--- DATA SECTION ---

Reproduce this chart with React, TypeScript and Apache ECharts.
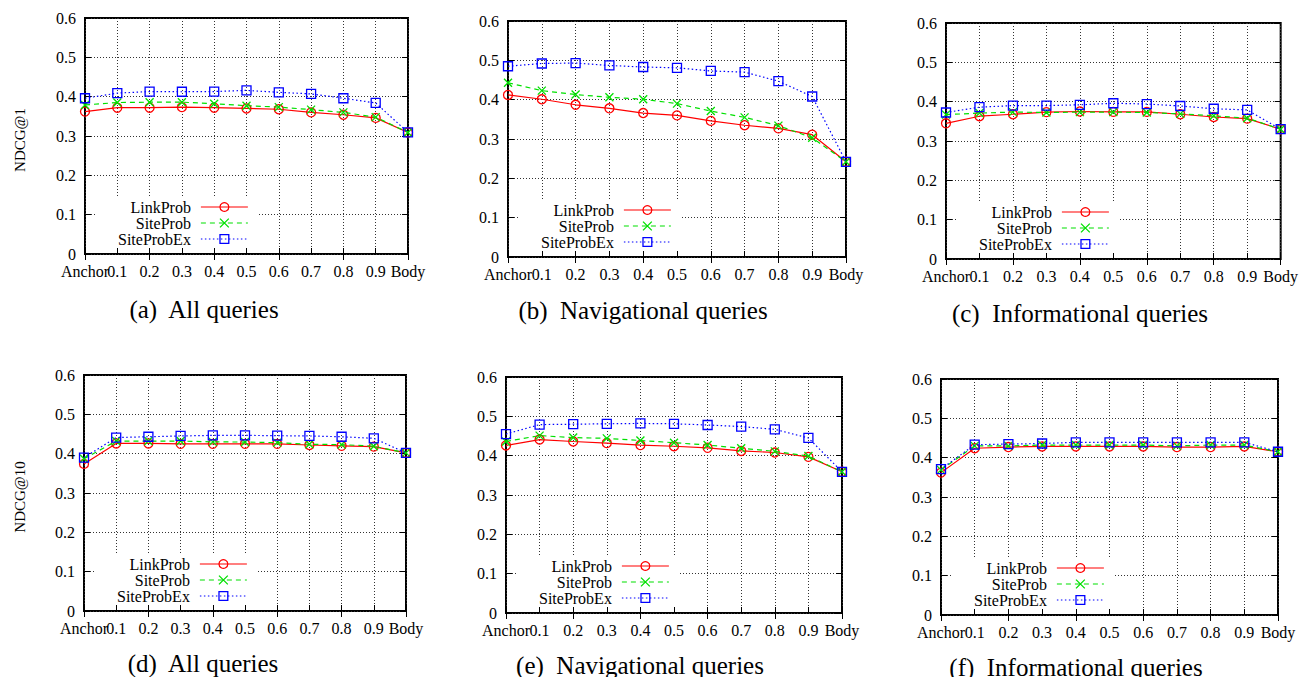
import React, { useEffect, useRef } from "react";
import * as echarts from "echarts";

const categories = ["Anchor", "0.1", "0.2", "0.3", "0.4", "0.5", "0.6", "0.7", "0.8", "0.9", "Body"];
const seriesNames = ["LinkProb", "SiteProb", "SiteProbEx"];
const yTicks = { min: 0, max: 0.6, interval: 0.1 };

// (a) NDCG@1 All queries
const aLink = [0.362, 0.372, 0.372, 0.3735, 0.372, 0.37, 0.368, 0.36, 0.354, 0.346, 0.309];
const aSite = [0.379, 0.385, 0.386, 0.386, 0.382, 0.377, 0.3735, 0.367, 0.36, 0.348, 0.309];
const aEx = [0.396, 0.409, 0.413, 0.4125, 0.413, 0.416, 0.411, 0.407, 0.396, 0.384, 0.309];
// (b) NDCG@1 Navigational queries
const bLink = [0.412, 0.401, 0.387, 0.378, 0.366, 0.36, 0.346, 0.335, 0.327, 0.311, 0.242];
const bSite = [0.443, 0.423, 0.413, 0.406, 0.401, 0.39, 0.371, 0.355, 0.334, 0.303, 0.242];
const bEx = [0.485, 0.492, 0.493, 0.487, 0.483, 0.481, 0.473, 0.47, 0.447, 0.408, 0.242];
// (c) NDCG@1 Informational queries
const cLink = [0.345, 0.363, 0.368, 0.3735, 0.375, 0.374, 0.374, 0.368, 0.361, 0.357, 0.33];
const cSite = [0.367, 0.371, 0.3735, 0.3725, 0.3735, 0.3735, 0.3725, 0.369, 0.364, 0.358, 0.33];
const cEx = [0.3725, 0.386, 0.39, 0.39, 0.392, 0.396, 0.394, 0.389, 0.382, 0.379, 0.33];
// (d) NDCG@10 All queries
const dLink = [0.374, 0.426, 0.426, 0.425, 0.425, 0.425, 0.425, 0.422, 0.42, 0.418, 0.402];
const dSite = [0.387, 0.432, 0.432, 0.432, 0.43, 0.4295, 0.428, 0.424, 0.423, 0.419, 0.402];
const dEx = [0.39, 0.441, 0.443, 0.445, 0.4465, 0.4465, 0.4457, 0.445, 0.443, 0.439, 0.402];
// (e) NDCG@10 Navigational queries
const eLink = [0.426, 0.441, 0.436, 0.432, 0.427, 0.424, 0.42, 0.412, 0.408, 0.397, 0.359];
const eSite = [0.436, 0.451, 0.446, 0.444, 0.4385, 0.433, 0.427, 0.419, 0.411, 0.399, 0.359];
const eEx = [0.455, 0.479, 0.48, 0.481, 0.482, 0.481, 0.478, 0.474, 0.467, 0.445, 0.359];
// (f) NDCG@10 Informational queries
const fLink = [0.362, 0.424, 0.427, 0.4285, 0.4285, 0.4285, 0.4285, 0.427, 0.427, 0.4285, 0.415];
const fSite = [0.369, 0.43, 0.43, 0.432, 0.432, 0.432, 0.432, 0.43, 0.432, 0.432, 0.415];
const fEx = [0.371, 0.433, 0.4345, 0.436, 0.439, 0.439, 0.439, 0.439, 0.439, 0.439, 0.415];

const captions = [
  "(a)  All queries",
  "(b)  Navigational queries",
  "(c)  Informational queries",
  "(d)  All queries",
  "(e)  Navigational queries",
  "(f)  Informational queries",
];
const yNames = ["NDCG@1", "", "", "NDCG@10", "", ""];
const panelData = [
  [aLink, aSite, aEx],
  [bLink, bSite, bEx],
  [cLink, cSite, cEx],
  [dLink, dSite, dEx],
  [eLink, eSite, eEx],
  [fLink, fSite, fEx],
];

// layout (pixels)
const grids = [
  { l: 85, t: 18, w: 323, h: 236 },
  { l: 508, t: 21, w: 338, h: 236 },
  { l: 946, t: 23, w: 337, h: 236 },
  { l: 84, t: 375, w: 322, h: 236 },
  { l: 506, t: 377, w: 336, h: 236 },
  { l: 941, t: 379, w: 337, h: 236 },
];
const captionPos = [
  [204, 309],
  [643, 310],
  [1080, 313],
  [203, 663],
  [640, 665],
  [1076, 667],
];

const FONT = "Liberation Serif";
const RED = "#ff0000";
const GREEN = "#00e000";
const BLUE = "#0000ff";
const CROSS = "path://M0,0L8,8M8,0L0,8";

const styles = [
  { color: RED, symbol: "circle", size: 9, type: "solid" as any },
  { color: GREEN, symbol: CROSS, size: 8, type: [5, 4] as any },
  { color: BLUE, symbol: "rect", size: 9, type: [1.5, 2.5] as any },
];

export default function App() {
  const ref = useRef<HTMLDivElement>(null);
  useEffect(() => {
    if (!ref.current) return;
    const chart = echarts.init(ref.current, null, { renderer: "svg" });
    const grid: any[] = [];
    const xAxis: any[] = [];
    const yAxis: any[] = [];
    const series: any[] = [];
    const legend: any[] = [];
    const graphic: any[] = [];
    const padL = 22, padT = 2, padR = 10, padB = 1;

    grids.forEach((g, i) => {
      grid.push({
        left: g.l, top: g.t, width: g.w, height: g.h,
        show: true, borderColor: "#000", borderWidth: 2, backgroundColor: "transparent",
      });
      const tick = { show: true, inside: true, length: 6, lineStyle: { color: "#000", width: 1 } };
      xAxis.push({
        type: "category", gridIndex: i, data: categories, boundaryGap: false, position: "bottom",
        axisLine: { show: false },
        axisTick: tick,
        axisLabel: { interval: 0, hideOverlap: false, color: "#000", fontFamily: FONT, fontSize: 16, margin: 9 },
        splitLine: { show: true, interval: 0, lineStyle: { color: "#333", type: [1, 2], width: 1 } },
      });
      xAxis.push({
        type: "category", gridIndex: i, data: categories, boundaryGap: false, position: "top",
        axisLine: { show: false }, axisTick: tick, axisLabel: { show: false }, splitLine: { show: false },
      });
      yAxis.push({
        type: "value", gridIndex: i, position: "left", ...yTicks,
        axisLine: { show: false },
        axisTick: tick,
        axisLabel: { color: "#000", fontFamily: FONT, fontSize: 16, margin: 9 },
        splitLine: { show: true, lineStyle: { color: "#333", type: [1, 2], width: 1 } },
      });
      yAxis.push({
        type: "value", gridIndex: i, position: "right", ...yTicks,
        axisLine: { show: false }, axisTick: tick, axisLabel: { show: false }, splitLine: { show: false },
      });

      panelData[i].forEach((vals, k) => {
        const s = styles[k];
        series.push({
          type: "line", name: seriesNames[k], data: vals,
          xAxisIndex: 2 * i, yAxisIndex: 2 * i,
          symbol: s.symbol, symbolSize: s.size, showAllSymbol: true,
          lineStyle: { color: s.color, width: 1.2, type: s.type },
          itemStyle: { color: "rgba(0,0,0,0)", borderColor: s.color, borderWidth: 1.3 },
          emphasis: { disabled: true },
          z: 3 + k,
        });
      });

      legend.push({
        data: seriesNames,
        orient: "vertical", align: "right",
        left: g.l + 33 - padL, top: g.t + 181 - padT,
        padding: [padT, padR, padB, padL],
        backgroundColor: "#fff",
        itemWidth: 47, itemHeight: 11, itemGap: 0,
        selectedMode: false,
        textStyle: { fontFamily: FONT, fontSize: 16, color: "#000", padding: [0, 5, 0, 0] },
        itemStyle: { borderWidth: 1.3 },
        lineStyle: { width: 1.2 },
      });

      const [cx, cy] = captionPos[i];
      graphic.push({
        type: "text", x: cx, y: cy,
        style: { text: captions[i], fontFamily: FONT, fontSize: 25, fill: "#000", align: "center", verticalAlign: "middle" },
      });
      if (yNames[i]) {
        graphic.push({
          type: "text", x: 20, y: g.t + g.h / 2 + 4, rotation: Math.PI / 2,
          style: { text: yNames[i], fontFamily: FONT, fontSize: 15, fill: "#000", align: "center", verticalAlign: "middle" },
        });
      }
    });

    chart.setOption({
      animation: false,
      backgroundColor: "#fff",
      grid, xAxis, yAxis, series, legend, graphic,
    });
    return () => chart.dispose();
  }, []);
  return (
    <div
      ref={ref}
      style={{ position: "fixed", left: 0, top: 0, width: 1301, height: 677, background: "#fff" }}
    />
  );
}
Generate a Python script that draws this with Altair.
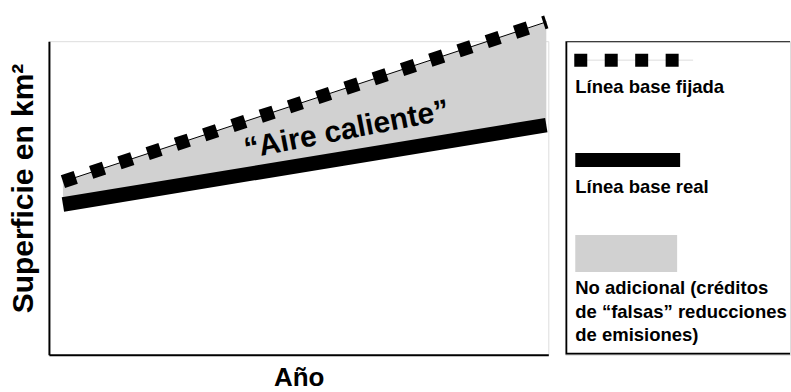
import altair as alt
import pandas as pd

# ---- data ----
years = [2.8, 99.6]                 # conceptual time axis (0-100, no ticks)
fixed_baseline = [173.4, 333.3]     # "Línea base fijada"
real_baseline = [150.5, 230.0]      # "Línea base real"
annotation = ["“Aire caliente”"]
annotation_year = [59.6]
annotation_value = [225.0]
legend_labels = ["Línea base fijada", "Línea base real"]
legend_multiline = ["No adicional (créditos", "de “falsas” reducciones", "de emisiones)"]

FONT = "Liberation Sans"
W, H = 500, 314
LW = 225

df = pd.DataFrame({"year": years, "fixed": fixed_baseline, "real": real_baseline})
ann = pd.DataFrame({"year": annotation_year, "value": annotation_value, "label": annotation})

xs = alt.Scale(domain=[0, 100], nice=False, zero=False)
ys = alt.Scale(domain=[0, H], nice=False, zero=False)

x_axis = alt.Axis(title="Año", ticks=False, labels=False, grid=False, domainColor="black",
                  domainWidth=2, titleFontSize=26, titleFont=FONT, titleFontWeight="bold",
                  titleColor="black", titleY=30.5, titleBaseline="alphabetic")
y_axis = alt.Axis(title="Superficie en km²", ticks=False, labels=False, grid=False,
                  domainColor="black", domainWidth=2, titleFontSize=30, titleFont=FONT,
                  titleFontWeight="bold", titleColor="black", titleX=-16, titleY=147,
                  titleAngle=270, titleBaseline="alphabetic", titleAlign="center")

X = alt.X("year:Q", scale=xs, axis=x_axis)

area = alt.Chart(df).mark_area(color="#d1d1d1").encode(
    x=X, y=alt.Y("real:Q", scale=ys, axis=y_axis), y2="fixed:Q")
real_line = alt.Chart(df).mark_line(color="black", strokeWidth=14.5, strokeCap="butt",
                                    strokeJoin="bevel").encode(
    x=X, y=alt.Y("real:Q", scale=ys, axis=y_axis))
fixed_thin = alt.Chart(df).mark_line(color="black", strokeWidth=1, strokeJoin="bevel").encode(
    x=X, y=alt.Y("fixed:Q", scale=ys, axis=y_axis))
fixed_dash = alt.Chart(df).mark_line(color="black", strokeWidth=13.5, strokeCap="butt",
                                     strokeJoin="bevel", strokeDash=[13.5, 16.3]).encode(
    x=X, y=alt.Y("fixed:Q", scale=ys, axis=y_axis))
label = alt.Chart(ann).mark_text(angle=349, fontSize=30, font=FONT, fontWeight="bold",
                                 color="black").encode(
    x=X, y=alt.Y("value:Q", scale=ys, axis=y_axis), text="label:N")

main = alt.layer(area, real_line, fixed_thin, fixed_dash, label).properties(width=W, height=H)

# ---- legend panel (its own pixel-like scales) ----
lx = alt.Scale(domain=[0, LW], nice=False, zero=False)
ly = alt.Scale(domain=[0, H], nice=False, zero=False, reverse=True)

def LX(f):
    return alt.X(f, scale=lx, axis=None)

def LY(f):
    return alt.Y(f, scale=ly, axis=None)

box = alt.Chart(pd.DataFrame({"x": [1], "x2": [LW + 40], "y": [0], "y2": [H - 1]})).mark_rect(
    fill="white", stroke="black", strokeWidth=2, clip=True).encode(
    x=LX("x:Q"), x2="x2:Q", y=LY("y:Q"), y2="y2:Q")

samp = pd.DataFrame({"x": [9, 116], "y": [19, 19]})
samp_thin = pd.DataFrame({"x": [9, 128], "y": [19, 19]})
dash_thin = alt.Chart(samp_thin).mark_line(color="#dddddd", strokeWidth=1).encode(x=LX("x:Q"), y=LY("y:Q"))
dash_sym = alt.Chart(samp).mark_line(color="black", strokeWidth=13, strokeCap="butt",
                                     strokeDash=[13, 17.5]).encode(x=LX("x:Q"), y=LY("y:Q"))
bar_sym = alt.Chart(pd.DataFrame({"x": [10, 115], "y": [119, 119]})).mark_line(
    color="black", strokeWidth=14, strokeCap="butt").encode(x=LX("x:Q"), y=LY("y:Q"))
gray_sym = alt.Chart(pd.DataFrame({"x": [10], "x2": [112], "y": [194], "y2": [231]})).mark_rect(
    color="#d1d1d1").encode(x=LX("x:Q"), x2="x2:Q", y=LY("y:Q"), y2="y2:Q")

text_rows = pd.DataFrame({
    "x": [10] * 5,
    "y": [46, 146, 247, 271, 294],
    "t": legend_labels + legend_multiline,
})
texts = alt.Chart(text_rows).mark_text(align="left", baseline="middle", fontSize=18.5, font=FONT,
                                       fontWeight="bold", color="black", clip=True).encode(
    x=LX("x:Q"), y=LY("y:Q"), text="t:N")

legend = alt.layer(box, dash_thin, dash_sym, bar_sym, gray_sym, texts).properties(width=LW, height=H)

chart = alt.hconcat(main, legend, spacing=17, bounds="flush").properties(
    padding={"left": 8, "top": 14, "right": 0, "bottom": 0}
).configure_view(stroke=None).configure(background="white")

chart.save("out.html", embed_options={"renderer": "svg", "actions": False})
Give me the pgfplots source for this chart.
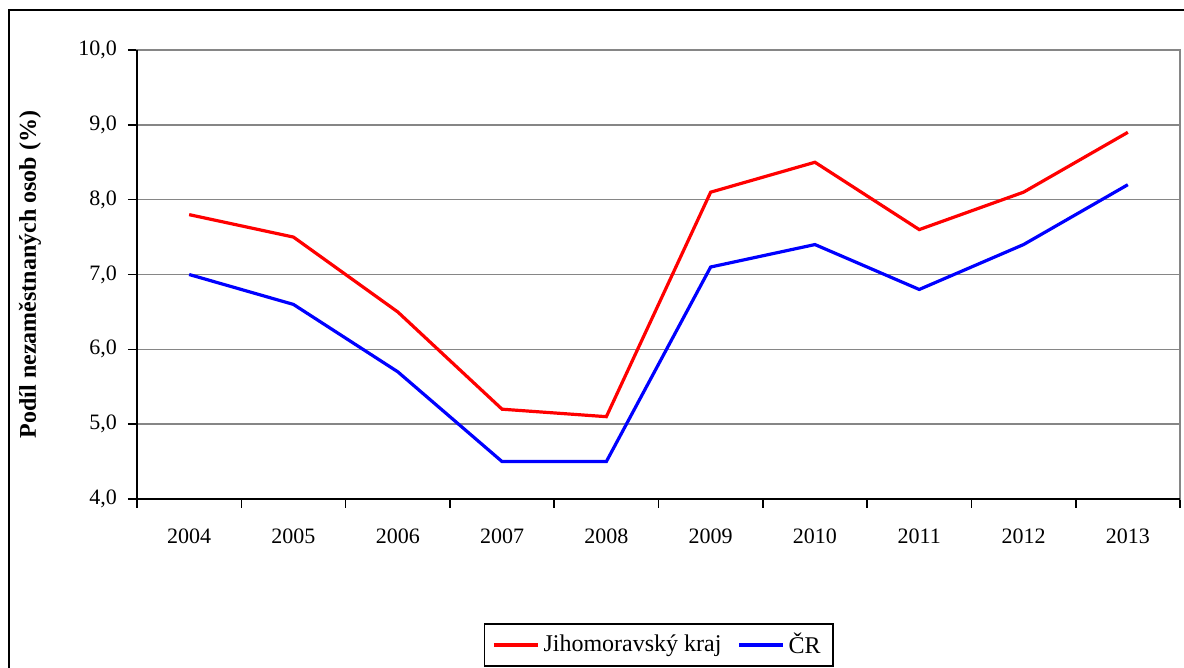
\documentclass[border=0pt]{standalone}
\usepackage{pgfplots}
\pgfplotsset{compat=1.18}
\usepackage{fontspec}
\setmainfont{Liberation Serif}
\definecolor{gridgray}{RGB}{134,134,134}
\begin{document}
\begin{tikzpicture}[x=0.5pt,y=0.5pt]
\useasboundingbox (0,0) rectangle (1184,668);
\draw[line width=1.1pt] (9,658) rectangle (1260,-60);
\begin{axis}[
  at={(68.5pt,84.5pt)}, anchor=south west,
  scale only axis, width=521.5pt, height=224.5pt,
  xmin=-0.5, xmax=9.5, ymin=4, ymax=10,
  xtick={0,...,9},
  xticklabels={2004,2005,2006,2007,2008,2009,2010,2011,2012,2013},
  minor xtick={-0.5,0.5,...,9.5},
  ytick={4,5,...,10},
  tick pos=left,
  tick align=outside,
  major tick length=4.5pt, minor tick length=4.5pt,
  major x tick style={draw=none},
  minor x tick style={black, line width=0.8pt},
  major y tick style={black, line width=0.8pt},
  ymajorgrids, grid style={gridgray, line width=0.7pt},
  axis line style={gridgray, line width=0.8pt},
  tick label style={font=\fontsize{11}{13}\selectfont},
  /pgf/number format/assume math mode=true,
  yticklabel style={xshift=-2pt, /pgf/number format/.cd, fixed, fixed zerofill, precision=1, use comma},
  xticklabel style={yshift=-7pt},
  ylabel={\textbf{Podíl nezaměstnaných osob (\%)}},
  ylabel style={font=\fontsize{12}{14}\selectfont, at={(rel axis cs:0,0.5)}, anchor=center, rotate=0, yshift=53.5pt},
  legend columns=2,
  legend style={at={(0.5,-0.325)}, anchor=center, draw=black, line width=0.8pt,
    font=\fontsize{12}{14}\selectfont, inner xsep=4pt, inner ysep=2.5pt,
    /tikz/every even column/.append style={column sep=6pt}},
  legend image code/.code={\draw[#1, line width=1.6pt] (0pt,0pt) -- (22pt,0pt);},
  after end axis/.code={\draw[black, line width=1pt] (rel axis cs:0,1) -- (rel axis cs:0,0) -- (rel axis cs:1,0);},
]
\addplot[red, line width=1.6pt] coordinates {(0,7.8) (1,7.5) (2,6.5) (3,5.2) (4,5.1) (5,8.1) (6,8.5) (7,7.6) (8,8.1) (9,8.9)};
\addlegendentry{Jihomoravský kraj}
\addplot[blue, line width=1.6pt] coordinates {(0,7.0) (1,6.6) (2,5.7) (3,4.5) (4,4.5) (5,7.1) (6,7.4) (7,6.8) (8,7.4) (9,8.2)};
\addlegendentry{ČR}
\end{axis}
\end{tikzpicture}
\end{document}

---

**EXERCISE**
Starting at the top of the listing above, please restate word for word each line up to and including the one that holds "0.6, interval: 0.1", omitting every image.

**RESULT OF THIS TASK**
Reproduce this chart with React, TypeScript and Apache ECharts.
import React, { useEffect, useRef } from "react";
import * as echarts from "echarts";

const categories = ["Anchor", "0.1", "0.2", "0.3", "0.4", "0.5", "0.6", "0.7", "0.8", "0.9", "Body"];
const seriesNames = ["LinkProb", "SiteProb", "SiteProbEx"];
const yTicks = { min: 0, max: 0.6, interval: 0.1 };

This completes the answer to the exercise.